The state Department of Emergency Services and Public Protection is reminding Connecticut to keep pets indoors and never use an oven for heating purposes.
These are just two of the state agency’s tips for extreme cold and winter storms. Connecticut is expected to get hit by a major snowfall tonight, dropping up to 10 inches of snow on the southwestern part of the state.
Then on late Friday into early Saturdays, temperatures are predicted to go below-zero in the region.
Here are the cold weather and winter storm recommendations by the state agency:
— Take all pets indoors.
— Never use your oven for heat.
— Never bring charcoal or gas grills indoors (they are a carbon monoxide hazard).
— Use electric space heaters with extreme care; avoid placing them near curtains or other flammable materials, and turn them off before going to bed.
— Make sure all portable heat-producing appliances are unplugged when not in use (irons, hair devices, etc.).
— Use candles only as a last resort, and never leave candles unattended.
— Keep dryer vents clear of snow and ice.
— Check to make sure you have enough heating oil to get through the storm.

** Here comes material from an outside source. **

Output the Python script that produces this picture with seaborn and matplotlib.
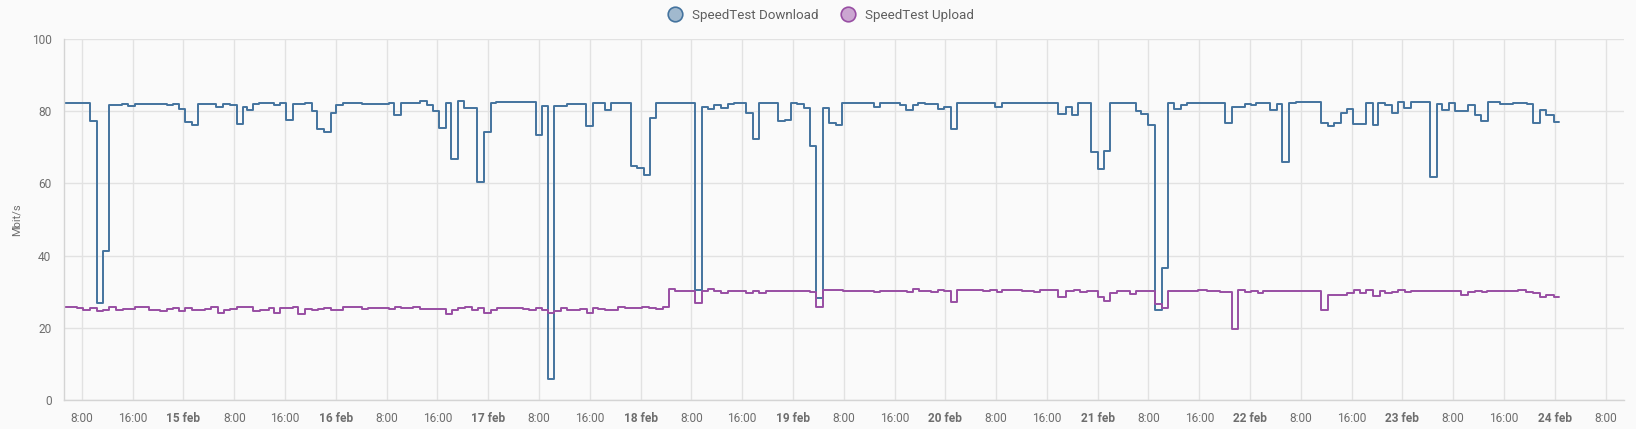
import matplotlib
matplotlib.use("Agg")
import matplotlib.pyplot as plt
from matplotlib.lines import Line2D
import seaborn as sns
import pandas as pd

# hours since 14 feb 00:00 where the value changes, and the value from there on
download_hours = [5.2, 9.3, 10.3, 11.3, 12.3, 14.3, 15.3, 16.4, 18.7, 21.4, 22.4, 23.3, 24.2, 25.3,
                  26.3, 29.2, 30.3, 31.3, 32.4, 33.4, 34.0, 35.0, 35.9, 38.2, 39.2, 40.1, 41.2,
                  43.1, 44.2, 45.1, 46.1, 47.2, 48.1, 49.2, 52.1, 53.9, 56.3, 57.2, 58.3, 61.3,
                  62.3, 63.3, 64.3, 65.3, 66.2, 67.3, 68.2, 70.3, 71.4, 72.4, 73.3, 79.5, 80.4,
                  81.4, 82.4, 84.4, 87.4, 88.5, 90.4, 91.4, 94.5, 95.5, 96.6, 97.5, 98.5, 101.0,
                  104.6, 105.6, 106.6, 107.6, 108.6, 109.7, 110.7, 112.6, 113.7, 114.7, 117.7,
                  118.7, 119.7, 120.7, 121.7, 122.7, 123.7, 124.8, 125.7, 126.8, 127.7, 132.7,
                  133.7, 136.9, 137.8, 138.9, 139.7, 140.8, 142.9, 143.8, 144.9, 145.9, 151.8,
                  152.9, 161.8, 163.0, 163.9, 164.9, 166.9, 168.0, 169.0, 170.0, 174.0, 174.9,
                  176.0, 177.0, 178.1, 179.1, 180.0, 181.1, 182.0, 188.1, 189.1, 191.2, 192.2,
                  193.0, 195.1, 196.2, 197.1, 198.2, 199.2, 203.2, 204.2, 205.3, 206.3, 207.2,
                  208.2, 210.3, 211.3, 212.2, 213.3, 214.3, 215.3, 216.2, 217.3, 220.3, 221.4,
                  222.3, 223.4, 224.3, 226.4, 227.4, 228.4, 229.4, 231.4, 233.4, 235.6, 236.5,
                  237.7, 238.6, 239.8]
download_mbit = [82.4, 77.4, 26.8, 41.2, 81.8, 82.0, 81.5, 82.1, 81.9, 81.6, 82.1, 80.7, 77.0, 76.1,
                 82.1, 81.3, 82.0, 81.6, 76.4, 81.3, 80.4, 81.9, 82.3, 81.6, 82.4, 77.6, 82.0,
                 82.2, 80.1, 75.2, 74.3, 79.6, 81.6, 82.4, 82.1, 82.0, 82.4, 78.9, 82.4, 82.9,
                 81.6, 80.1, 75.4, 82.2, 66.8, 82.7, 80.9, 60.5, 74.3, 82.2, 82.5, 73.4, 81.4,
                 5.8, 81.4, 81.9, 76.0, 82.2, 80.3, 82.2, 64.8, 64.4, 62.3, 78.2, 82.4, 82.2,
                 30.6, 81.3, 80.5, 81.8, 81.0, 81.9, 82.4, 79.4, 72.2, 82.4, 77.4,
                 77.7, 82.4, 82.0, 80.9, 70.4, 28.2, 80.9, 76.8, 76.3, 82.3, 81.3,
                 82.2, 81.6, 80.3, 81.6, 82.4, 81.9, 80.5, 81.3, 75.0, 82.4, 81.3,
                 82.4, 79.2, 81.3, 78.9, 82.2, 68.7, 64.1, 69.1, 82.2, 80.1, 79.2,
                 76.1, 24.9, 36.5, 82.4, 80.7, 81.8, 82.4, 76.6, 81.1, 82.0, 81.8,
                 82.3, 80.3, 81.9, 66.0, 82.3, 82.5, 76.6, 75.9, 76.6, 79.6, 80.7,
                 76.4, 82.2, 76.1, 82.2, 81.8, 79.5, 82.5, 80.9, 82.5, 61.7, 82.0,
                 80.3, 82.4, 80.1, 81.6, 79.0, 77.4, 82.5, 82.0, 82.3, 82.0, 76.6,
                 80.3, 78.9, 77.0]

upload_hours = [5.2, 7.2, 8.2, 9.3, 10.3, 11.4, 12.3, 13.4, 14.4, 16.4, 18.5, 20.3, 21.4, 22.4,
                23.3, 24.2, 25.4, 27.4, 28.4, 29.4, 30.4, 31.3, 32.4, 33.4, 35.0, 36.1, 37.4,
                38.3, 39.2, 41.2, 42.1, 43.1, 44.2, 45.2, 46.1, 47.2, 49.2, 52.1, 53.1, 56.3,
                57.3, 58.3, 60.2, 61.3, 62.3, 65.3, 66.3, 67.3, 68.3, 69.4, 70.4, 71.4, 72.4,
                73.4, 74.4, 77.5, 78.5, 79.5, 80.4, 81.4, 82.4, 83.5, 84.4, 86.5, 87.5, 88.5,
                89.3, 90.4, 91.4, 92.5, 93.5, 96.3, 97.4, 98.5, 99.6, 100.5, 101.4, 104.6,
                105.6, 106.6, 107.6, 108.6, 109.7, 112.6, 113.7, 114.7, 115.8, 122.7, 123.7,
                124.8, 127.9, 130.0, 132.7, 133.7, 135.8, 137.9, 138.9, 139.9, 141.8, 142.9,
                143.8, 144.9, 145.9, 150.0, 151.0, 152.1, 152.9, 156.0, 157.9, 158.9, 161.8,
                163.0, 164.2, 165.2, 166.3, 168.0, 169.0, 170.0, 171.0, 173.1, 174.1, 177.0,
                178.1, 179.1, 180.0, 182.0, 183.8, 185.2, 187.3, 189.1, 190.1, 191.2, 192.2,
                193.3, 194.1, 203.2, 204.2, 207.2, 208.3, 209.3, 210.3, 211.3, 212.4, 213.3,
                214.3, 215.3, 216.4, 217.4, 223.2, 224.3, 225.3, 226.4, 227.4, 228.5, 229.3,
                234.2, 235.5, 236.6, 237.7, 238.6, 239.8]
upload_mbit = [25.8, 25.5, 24.9, 25.5, 24.6, 24.9, 25.8, 25.0, 25.3, 25.8, 24.9, 24.6, 25.1, 25.6,
               24.7, 25.6, 24.9, 25.3, 25.8, 24.0, 24.9, 25.3, 25.9, 25.8, 24.7, 24.9, 25.6,
               24.2, 25.4, 25.9, 23.9, 25.3, 24.9, 25.1, 25.5, 24.9, 25.7, 25.3, 25.5, 25.3,
               25.9, 25.5, 25.7, 25.3, 25.1, 23.8, 24.9, 25.5, 25.7, 24.9, 25.4, 24.0, 24.9,
               25.5, 25.6, 25.1, 24.9, 25.5, 24.9, 24.0, 24.7, 25.5, 24.9, 25.1, 24.0, 25.6,
               25.3, 25.0, 24.9, 25.7, 25.4, 25.7, 25.5, 25.1, 25.9, 30.7, 30.3, 27.0,
               30.3, 30.7, 30.1, 29.6, 30.3, 29.7, 30.1, 29.6, 30.3, 29.9, 25.7,
               30.5, 30.1, 30.3, 29.9, 30.3, 30.1, 29.9, 30.7, 30.3, 29.9, 30.6,
               30.1, 27.2, 30.5, 30.1, 30.5, 29.9, 30.5, 30.3, 29.9, 30.5, 28.6,
               30.1, 30.5, 29.9, 30.3, 28.4, 27.5, 29.7, 30.3, 29.4, 30.3, 26.6,
               25.5, 30.3, 30.1, 30.3, 30.6, 30.3, 29.9, 19.6, 30.5, 29.9, 30.3,
               29.7, 30.3, 24.9, 29.2, 29.6, 30.5, 29.6, 30.5, 28.8, 30.3, 29.6,
               30.0, 30.5, 29.9, 30.3, 30.1, 30.3, 29.1, 29.9, 30.3, 30.0, 30.3,
               30.5, 30.0, 29.7, 28.4, 29.0, 28.6]

last_hour = 240.7
view_start_hour = 5.18
view_end_hour = 250.9

START = pd.Timestamp("2024-02-14 00:00")
BLUE = "#44739e"
PURPLE = "#984ea3"


def step_frame(hours, values):
    h = list(hours) + [last_hour]
    v = list(values) + [values[-1]]
    return pd.DataFrame({"time": START + pd.to_timedelta(h, unit="h"), "mbit": v})


dl = step_frame(download_hours, download_mbit)
ul = step_frame(upload_hours, upload_mbit)

sns.set_theme(style="whitegrid")
plt.rcParams['font.family'] = ['Roboto', 'DejaVu Sans']

fig = plt.figure(figsize=(16.36, 4.29), dpi=100, facecolor="#fafafa")
ax = fig.add_axes([64 / 1636, 29 / 429, 1560 / 1636, 361 / 429])
ax.set_facecolor("#fafafa")

sns.lineplot(data=dl, x="time", y="mbit", color=BLUE, lw=1.4, drawstyle="steps-post",
             estimator=None, ax=ax)
sns.lineplot(data=ul, x="time", y="mbit", color=PURPLE, lw=1.4, drawstyle="steps-post",
             estimator=None, ax=ax)

ax.set_xlim(START + pd.Timedelta(hours=view_start_hour), START + pd.Timedelta(hours=view_end_hour))
ax.set_ylim(0, 100)
ax.set_yticks(range(0, 101, 20))

ticks = pd.date_range("2024-02-14 08:00", "2024-02-24 08:00", freq="8h")
labels = [f"{t.day} feb" if t.hour == 0 else f"{t.hour}:00" for t in ticks]
ax.set_xticks(ticks)
ax.set_xticklabels(labels)
for lbl, t in zip(ax.get_xticklabels(), ticks):
    if t.hour == 0:
        lbl.set_fontweight("bold")

ax.grid(True, color="#e2e2e2", lw=1)
ax.tick_params(axis="both", length=5, width=1, color="#e2e2e2", labelsize=8.6,
               labelcolor="#6e6e6e", pad=4)
for side in ["top", "right"]:
    ax.spines[side].set_visible(False)
for side in ["left", "bottom"]:
    ax.spines[side].set_color("#d4d4d4")
    ax.spines[side].set_linewidth(1)

ax.set_xlabel("")
ax.set_ylabel("")
fig.text(17 / 1636, 1 - 220 / 429, "Mbit/s", rotation=90, ha="center", va="center",
         fontsize=8, color="#6e6e6e")

handles = [
    Line2D([], [], marker="o", ls="", markersize=10.5, markerfacecolor="#a1b9ce",
           markeredgecolor=BLUE, markeredgewidth=1.2, label="SpeedTest Download"),
    Line2D([], [], marker="o", ls="", markersize=10.5, markerfacecolor="#cba6d1",
           markeredgecolor=PURPLE, markeredgewidth=1.2, label="SpeedTest Upload"),
]
fig.legend(handles=handles, loc="center", bbox_to_anchor=(0.5, 1 - 15 / 429), ncol=2,
           frameon=False, fontsize=9.6, labelcolor="#5e5e5e", handletextpad=0.3,
           columnspacing=1.2)

fig.savefig("out.png", dpi=100, facecolor=fig.get_facecolor())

— Keep heat at adequate levels or leave faucets open with a slight drip to prevent pipes from freezing.
— Locate the main water shut-off valve in your home and mark it for quick identification. Learn how to turn it off, and educate others in your household. If a water pipe bursts, shutting your home’s main valve quickly will minimize flooding and property damage.
— Leave kitchen cabinet doors open if pipes are subject to freezing. This will allow heat to reach the pipes.
— Don’t use an open flame to thaw pipes. If your pipes do freeze, use a hair dryer or rags soaked in hot water to thaw lines.
— Insulate pipes in unheated spaces like garages, basements, and crawl spaces. This will help prevent frozen pipes, avoiding property damage and the costs of repairs. Additionally, insulating hot water pipes will decrease your wait time for warm water.
— Protect your water meter from icy drafts and freezing temperatures. Most frozen meters are caused by drafts from an open basement door or window.
— Double check your property for drafts as the cold weather sets in. Seal openings in the basement foundation wall where cold air may enter. Stuff holes with insulation and fix broken window panes. A tiny opening may cause exposed pipe or the meter to freeze.